Introduction to Jupyter Notebooks
By James Sevedge
- 4 minutes read - 715 wordsIt has been on my bucket list for awhile now to expore Jupyter Notebooks as a solution for data analysis and computational story telling needs. I finally took the time to sit down and understand the tooling and authoring experience and figured I would document the process and share it.
Installation process
My local development environment is a MacBook Pro running Catalina. I started out by installing and launching the Jupyter Notebook server using Anaconda which was uber simple. I did want to be able to reproduce the installation and execution steps in a containerized pipeline so I ended up just doing a python package install after a bit of research on core python packages necessary.

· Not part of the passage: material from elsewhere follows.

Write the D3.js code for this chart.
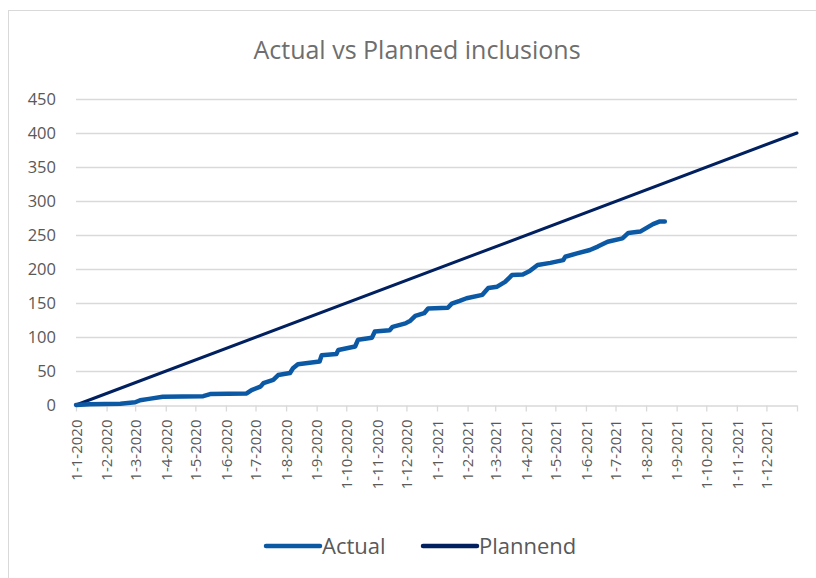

$ pip install notebook pandas matplotlib
Note: For a pipeline of course I would pin the package versions in a requirements.txt
file to ensure I had reproducible builds.
Trying it out
Now that I have the Jupyter CLI installed I can start the Jupyter notebook server which opens a browser to localhost:8088 with a simple file explorer and a few options including creating a new notebook.
$ jupyter notebook
[I NotebookApp] Serving notebooks from local directory: /Users/a_user/Documents
[I NotebookApp] Jupyter Notebook 6.4.10 is running at:
[I NotebookApp] http://localhost:8888/?token=a_token
[I NotebookApp] or http://127.0.0.1:8888/?token=a_token
[I NotebookApp] Use Control-C to stop this server and shut down all kernels (twice to skip confirmation).
I selected the option to create a notebook and found myself staring at an empty Jupyter Notebook.
Finding some data
To create a useful Jupyter notebook I needed a simple data set so I downloaded a CSV file containing daily trading data on the S&P 500 for the 20 years starting from 2000. Here is what a sample of that data looks like.
$ wc -l data.csv
5000 data.csv
$ tail data.csv
"Jan 14, 2000","1,465.20","1,449.70","1,473.00","1,449.70","-","1.07%"
"Jan 13, 2000","1,449.70","1,432.20","1,454.60","1,432.20","-","1.22%"
"Jan 12, 2000","1,432.20","1,439.10","1,445.30","1,427.30","-","-0.44%"
"Jan 11, 2000","1,438.60","1,457.60","1,458.80","1,434.40","-","-1.30%"
"Jan 10, 2000","1,457.60","1,441.50","1,464.40","1,441.50","-","1.12%"
"Jan 07, 2000","1,441.50","1,403.50","1,441.50","1,400.50","-","2.71%"
"Jan 06, 2000","1,403.50","1,402.10","1,411.90","1,392.00","-","0.10%"
"Jan 05, 2000","1,402.10","1,399.40","1,413.30","1,377.70","-","0.19%"
"Jan 04, 2000","1,399.40","1,455.20","1,455.20","1,397.40","-","-3.83%"
"Jan 03, 2000","1,455.20","1,469.20","1,478.00","1,438.40","-","-0.95%"
Now of course I could import this data set into Excel, Tableau, etc. to perform data visualization but the point of this exercise was to evaluate Jupyter notebooks which allow for not only data visualization but also data preparation (pandas), machine learning (scikit-learn), etc. In general it has greater flexibility in functionality as the design allows for computational storytelling given the free form ability to add rows of markdown mixed in with the computational rows.
Creating the notebook
Most of the learning curve came while trying to undertand how to do data preparation and visualization with pandas. To do that I looked at the documentation on their site until I got a basic understanding of the steps necessary to view, clean and visualize a data frame. A neat thing about Jupyter notebooks is you can run each step independently of the rest so if some steps take a long time to complete you can run those once and iterate on subsequent steps.
Exporting the notebook
Once I had a working notebook I wanted to export it so I could share it with other people easily. The Jupyter CLI has a command called jupyter nbconvert
with support for a variety of output formats including popular options such as RST, HTML and PDF. Getting an HTML file is perfect as I can embed that as an iframe and share it right here in this article. I wrote a script to automate generating HTML from a folder of 1+ notebooks, if you take out the for loops and boilerplate this is the command I ended up running to turn the .ipynb
notebook file into .html
.
$ jupyter nbconvert --execute --to html notebooks/stock-analysis/notebook.ipynb --stdout > static/notebook-stock-analysis.html
Viewing the notebook
Looks like stocks have been doing OK. Definitely no need for any sort of disclaimer that past performance does not predict future results right?
Recap
Authoring a Jupyter notebook from scratch and understanding the core data analysis libraries did not end up being a massive learning curve so the experience was great overall. I may use it more in the future for scenarios where Tableau is too heavy handed a solution or perhaps to glean insights using unsupervised machine learning given the right data set. I would like to explore the JupyterLab, JupyterHub and other projects that enable authoring and publishing like Voila.